Return each line of the data below verbatim; pictures are to be left out.

[Data extracted from a collection]
---+---

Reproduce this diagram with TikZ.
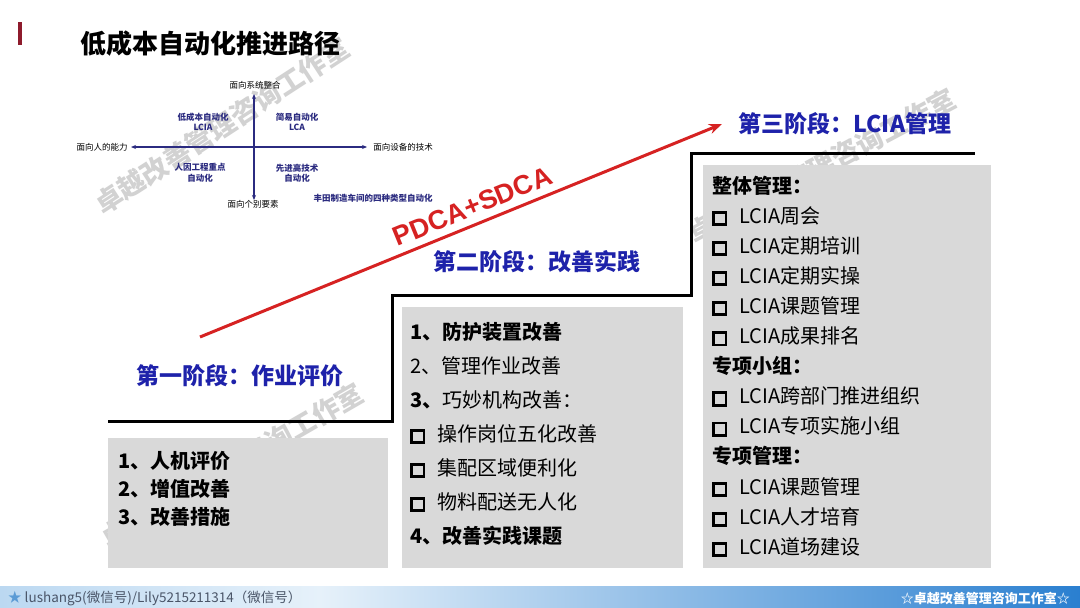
\documentclass[tikz,border=0pt]{standalone}
\usepackage{fontspec}
\setmainfont{Noto Sans CJK SC}
\newfontfamily\pdcafont{Liberation Sans}
\usetikzlibrary{
  arrows.meta,
  positioning
}
\definecolor{lcMark}{HTML}{8E1B2C}
\definecolor{lcRed}{HTML}{D62222}
\definecolor{lcStage}{HTML}{1E22AA}
\definecolor{lcNavy}{HTML}{2B2B80}
\definecolor{lcBox}{HTML}{D9D9D9}
\definecolor{lcWater}{HTML}{D2D2D2}
\definecolor{lcBarA}{HTML}{BBD8F1}
\definecolor{lcBarB}{HTML}{E6F1FA}
\definecolor{lcBarC}{HTML}{2A7FD0}
\definecolor{lcFoot}{HTML}{4A5568}
\definecolor{lcStar}{HTML}{5B9BD5}
\newcommand{\lcbox}{\raisebox{0pt}{\setlength{\fboxrule}{2.8pt}\setlength{\fboxsep}{0pt}\fbox{\rule{0pt}{9.5pt}\hspace{9.5pt}}}\hspace{12pt}}
\tikzset{
  wmark/.style={font=\fontsize{27}{27}\selectfont\bfseries, text=lcWater, inner sep=0pt},
  heading/.style={font=\fontsize{26}{26}\selectfont\bfseries, inner sep=0pt, anchor=west},
  stage/.style={font=\fontsize{23}{23}\selectfont\bfseries, text=lcStage, inner sep=0pt},
  qaxis/.style={{Stealth[length=5pt,width=4pt]}-{Stealth[length=5pt,width=4pt]}, lcNavy, line width=1.1pt},
  qlabel/.style={font=\fontsize{8.5}{10.5}\selectfont, inner sep=0pt, align=center},
  qtext/.style={qlabel, text=lcNavy, font=\fontsize{8.5}{10.5}\selectfont\bfseries},
  stair/.style={line width=3pt, line join=miter},
  pdca/.style={-{Stealth[length=13pt,width=10pt]}, line width=3pt, lcRed},
  pdcatag/.style={font=\pdcafont\fontsize{27}{27}\selectfont\bfseries, text=lcRed, inner sep=0pt},
  panel/.style={fill=lcBox},
  item/.style={inner sep=0pt, text width=260pt, text height=16pt, text depth=4pt, align=left,
    font=\fontsize{20}{24}\selectfont},
  itemb/.style={item, font=\fontsize{20}{24}\selectfont\bfseries},
  foot/.style={inner sep=0pt, font=\fontsize{13.5}{13.5}\selectfont, text=lcFoot}
}
\begin{document}
\begin{tikzpicture}[x=1pt, y=-1pt, node distance=10pt]
  \useasboundingbox (0,0) rectangle (1080,608);
  \fill[white] (0,0) rectangle (1080,608);

  \node[wmark, rotate=33] (wm1) at (222,126) {卓越改善管理咨询工作室};
  \node[wmark, rotate=28] (wm2) at (822,166) {卓越改善管理咨询工作室};
  \node[wmark, rotate=30] (wm3) at (232,465) {卓越改善管理咨询工作室};

  \fill[lcMark] (18,22) rectangle (22,45);
  \node[heading] (title) at (80,44) {低成本自动化推进路径};

  \coordinate (qL) at (131,147);
  \coordinate (qR) at (367,147);
  \coordinate (qT) at (254,94);
  \coordinate (qB) at (254,200);
  \draw[qaxis] (qL) -- (qR);
  \draw[qaxis] (qT) -- (qB);
  \node[qlabel] (qtop) at (255,85) {面向系统整合};
  \node[qlabel] (qbot) at (253,204) {面向个别要素};
  \node[qlabel] (qleft) at (102,147) {面向人的能力};
  \node[qlabel] (qright) at (403,147) {面向设备的技术};
  \node[qtext] (lcia) at (203,122) {低成本自动化\\LCIA};
  \node[qtext] (lca) at (297,122) {简易自动化\\LCA};
  \node[qtext] (ergo) at (200,173) {人因工程重点\\自动化};
  \node[qtext] (hitech) at (297,173) {先进高技术\\自动化};
  \node[qtext] (toyota) at (373,198) {丰田制造车间的四种类型自动化};

  \draw[stair] (108,421) -- (392,421) -- (392,295) -- (691,295) -- (691,153) -- (975,153);

  \coordinate (pdcaA) at (200,337);
  \coordinate (pdcaB) at (722,124);
  \draw[pdca] (pdcaA) -- node[pdcatag, pos=0.535, sloped, above=7pt] (pdcaT) {PDCA+SDCA} (pdcaB);

  \node[stage] (s1) at (240,376) {第一阶段：作业评价};
  \node[stage] (s2) at (537,262) {第二阶段：改善实践};
  \node[stage] (s3) at (845,124) {第三阶段：LCIA管理};

  \fill[panel] (108,438) rectangle (388,568);
  \fill[panel] (402,307) rectangle (683,568);
  \fill[panel] (703,165) rectangle (991,568);

  \node[itemb, anchor=west] (b1a) at (118,462) {1、人机评价};
  \node[itemb, below=8pt of b1a] (b1b) {2、增值改善};
  \node[itemb, below=8pt of b1b] (b1c) {3、改善措施};

  \node[itemb, anchor=west] (b2a) at (410,333) {1、防护装置改善};
  \node[item, below=13.6pt of b2a] (b2b) {2、管理作业改善};
  \node[item, below=13.6pt of b2b] (b2c) {\textbf{3、}巧妙机构改善：};
  \node[item, below=13.6pt of b2c] (b2d) {\lcbox 操作岗位五化改善};
  \node[item, below=13.6pt of b2d] (b2e) {\lcbox 集配区域便利化};
  \node[item, below=13.6pt of b2e] (b2f) {\lcbox 物料配送无人化};
  \node[itemb, below=13.6pt of b2f] (b2g) {4、改善实践课题};

  \node[itemb, anchor=west] (b3a) at (712,187) {整体管理：};
  \node[item, below=9.7pt of b3a] (b3b) {\lcbox LCIA周会};
  \node[item, below=9.7pt of b3b] (b3c) {\lcbox LCIA定期培训};
  \node[item, below=9.7pt of b3c] (b3d) {\lcbox LCIA定期实操};
  \node[item, below=9.7pt of b3d] (b3e) {\lcbox LCIA课题管理};
  \node[item, below=9.7pt of b3e] (b3f) {\lcbox LCIA成果排名};
  \node[itemb, below=9.7pt of b3f] (b3g) {专项小组：};
  \node[item, below=9.7pt of b3g] (b3h) {\lcbox LCIA跨部门推进组织};
  \node[item, below=9.7pt of b3h] (b3i) {\lcbox LCIA专项实施小组};
  \node[itemb, below=9.7pt of b3i] (b3j) {专项管理：};
  \node[item, below=9.7pt of b3j] (b3k) {\lcbox LCIA课题管理};
  \node[item, below=9.7pt of b3k] (b3l) {\lcbox LCIA人才培育};
  \node[item, below=9.7pt of b3l] (b3m) {\lcbox LCIA道场建设};

  \shade[left color=lcBarA, right color=lcBarB] (0,586) rectangle (320,608);
  \shade[left color=lcBarB, right color=lcBarC] (320,586) rectangle (1080,608);
  \node[foot, anchor=west] (footL) at (8,598) {\textcolor{lcStar}{★} lushang5(微信号)/Lily5215211314（微信号）};
  \node[foot, anchor=east, text=white, font=\fontsize{13}{13}\selectfont\bfseries] (footR) at (1070,598) {☆卓越改善管理咨询工作室☆};
\end{tikzpicture}
\end{document}
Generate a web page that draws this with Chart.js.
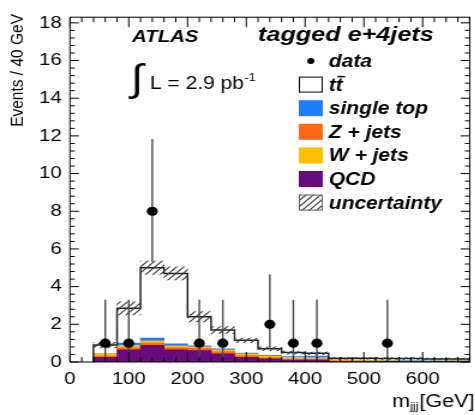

---+---

- [Complete output]:
Reproduce this diagram with TikZ.
\documentclass[tikz,border=0pt]{standalone}
\usepackage{fontspec}
\setmainfont{Noto Sans CJK SC}
\newfontfamily\pdcafont{Liberation Sans}
\usetikzlibrary{
  arrows.meta,
  positioning
}
\definecolor{lcMark}{HTML}{8E1B2C}
\definecolor{lcRed}{HTML}{D62222}
\definecolor{lcStage}{HTML}{1E22AA}
\definecolor{lcNavy}{HTML}{2B2B80}
\definecolor{lcBox}{HTML}{D9D9D9}
\definecolor{lcWater}{HTML}{D2D2D2}
\definecolor{lcBarA}{HTML}{BBD8F1}
\definecolor{lcBarB}{HTML}{E6F1FA}
\definecolor{lcBarC}{HTML}{2A7FD0}
\definecolor{lcFoot}{HTML}{4A5568}
\definecolor{lcStar}{HTML}{5B9BD5}
\newcommand{\lcbox}{\raisebox{0pt}{\setlength{\fboxrule}{2.8pt}\setlength{\fboxsep}{0pt}\fbox{\rule{0pt}{9.5pt}\hspace{9.5pt}}}\hspace{12pt}}
\tikzset{
  wmark/.style={font=\fontsize{27}{27}\selectfont\bfseries, text=lcWater, inner sep=0pt},
  heading/.style={font=\fontsize{26}{26}\selectfont\bfseries, inner sep=0pt, anchor=west},
  stage/.style={font=\fontsize{23}{23}\selectfont\bfseries, text=lcStage, inner sep=0pt},
  qaxis/.style={{Stealth[length=5pt,width=4pt]}-{Stealth[length=5pt,width=4pt]}, lcNavy, line width=1.1pt},
  qlabel/.style={font=\fontsize{8.5}{10.5}\selectfont, inner sep=0pt, align=center},
  qtext/.style={qlabel, text=lcNavy, font=\fontsize{8.5}{10.5}\selectfont\bfseries},
  stair/.style={line width=3pt, line join=miter},
  pdca/.style={-{Stealth[length=13pt,width=10pt]}, line width=3pt, lcRed},
  pdcatag/.style={font=\pdcafont\fontsize{27}{27}\selectfont\bfseries, text=lcRed, inner sep=0pt},
  panel/.style={fill=lcBox},
  item/.style={inner sep=0pt, text width=260pt, text height=16pt, text depth=4pt, align=left,
    font=\fontsize{20}{24}\selectfont},
  itemb/.style={item, font=\fontsize{20}{24}\selectfont\bfseries},
  foot/.style={inner sep=0pt, font=\fontsize{13.5}{13.5}\selectfont, text=lcFoot}
}
\begin{document}
\begin{tikzpicture}[x=1pt, y=-1pt, node distance=10pt]
  \useasboundingbox (0,0) rectangle (1080,608);
  \fill[white] (0,0) rectangle (1080,608);

  \node[wmark, rotate=33] (wm1) at (222,126) {卓越改善管理咨询工作室};
  \node[wmark, rotate=28] (wm2) at (822,166) {卓越改善管理咨询工作室};
  \node[wmark, rotate=30] (wm3) at (232,465) {卓越改善管理咨询工作室};

  \fill[lcMark] (18,22) rectangle (22,45);
  \node[heading] (title) at (80,44) {低成本自动化推进路径};

  \coordinate (qL) at (131,147);
  \coordinate (qR) at (367,147);
  \coordinate (qT) at (254,94);
  \coordinate (qB) at (254,200);
  \draw[qaxis] (qL) -- (qR);
  \draw[qaxis] (qT) -- (qB);
  \node[qlabel] (qtop) at (255,85) {面向系统整合};
  \node[qlabel] (qbot) at (253,204) {面向个别要素};
  \node[qlabel] (qleft) at (102,147) {面向人的能力};
  \node[qlabel] (qright) at (403,147) {面向设备的技术};
  \node[qtext] (lcia) at (203,122) {低成本自动化\\LCIA};
  \node[qtext] (lca) at (297,122) {简易自动化\\LCA};
  \node[qtext] (ergo) at (200,173) {人因工程重点\\自动化};
  \node[qtext] (hitech) at (297,173) {先进高技术\\自动化};
  \node[qtext] (toyota) at (373,198) {丰田制造车间的四种类型自动化};

  \draw[stair] (108,421) -- (392,421) -- (392,295) -- (691,295) -- (691,153) -- (975,153);

  \coordinate (pdcaA) at (200,337);
  \coordinate (pdcaB) at (722,124);
  \draw[pdca] (pdcaA) -- node[pdcatag, pos=0.535, sloped, above=7pt] (pdcaT) {PDCA+SDCA} (pdcaB);

  \node[stage] (s1) at (240,376) {第一阶段：作业评价};
  \node[stage] (s2) at (537,262) {第二阶段：改善实践};
  \node[stage] (s3) at (845,124) {第三阶段：LCIA管理};

  \fill[panel] (108,438) rectangle (388,568);
  \fill[panel] (402,307) rectangle (683,568);
  \fill[panel] (703,165) rectangle (991,568);

  \node[itemb, anchor=west] (b1a) at (118,462) {1、人机评价};
  \node[itemb, below=8pt of b1a] (b1b) {2、增值改善};
  \node[itemb, below=8pt of b1b] (b1c) {3、改善措施};

  \node[itemb, anchor=west] (b2a) at (410,333) {1、防护装置改善};
  \node[item, below=13.6pt of b2a] (b2b) {2、管理作业改善};
  \node[item, below=13.6pt of b2b] (b2c) {\textbf{3、}巧妙机构改善：};
  \node[item, below=13.6pt of b2c] (b2d) {\lcbox 操作岗位五化改善};
  \node[item, below=13.6pt of b2d] (b2e) {\lcbox 集配区域便利化};
  \node[item, below=13.6pt of b2e] (b2f) {\lcbox 物料配送无人化};
  \node[itemb, below=13.6pt of b2f] (b2g) {4、改善实践课题};

  \node[itemb, anchor=west] (b3a) at (712,187) {整体管理：};
  \node[item, below=9.7pt of b3a] (b3b) {\lcbox LCIA周会};
  \node[item, below=9.7pt of b3b] (b3c) {\lcbox LCIA定期培训};
  \node[item, below=9.7pt of b3c] (b3d) {\lcbox LCIA定期实操};
  \node[item, below=9.7pt of b3d] (b3e) {\lcbox LCIA课题管理};
  \node[item, below=9.7pt of b3e] (b3f) {\lcbox LCIA成果排名};
  \node[itemb, below=9.7pt of b3f] (b3g) {专项小组：};
  \node[item, below=9.7pt of b3g] (b3h) {\lcbox LCIA跨部门推进组织};
  \node[item, below=9.7pt of b3h] (b3i) {\lcbox LCIA专项实施小组};
  \node[itemb, below=9.7pt of b3i] (b3j) {专项管理：};
  \node[item, below=9.7pt of b3j] (b3k) {\lcbox LCIA课题管理};
  \node[item, below=9.7pt of b3k] (b3l) {\lcbox LCIA人才培育};
  \node[item, below=9.7pt of b3l] (b3m) {\lcbox LCIA道场建设};

  \shade[left color=lcBarA, right color=lcBarB] (0,586) rectangle (320,608);
  \shade[left color=lcBarB, right color=lcBarC] (320,586) rectangle (1080,608);
  \node[foot, anchor=west] (footL) at (8,598) {\textcolor{lcStar}{★} lushang5(微信号)/Lily5215211314（微信号）};
  \node[foot, anchor=east, text=white, font=\fontsize{13}{13}\selectfont\bfseries] (footR) at (1070,598) {☆卓越改善管理咨询工作室☆};
\end{tikzpicture}
\end{document}
Generate a web page that draws this with Chart.js.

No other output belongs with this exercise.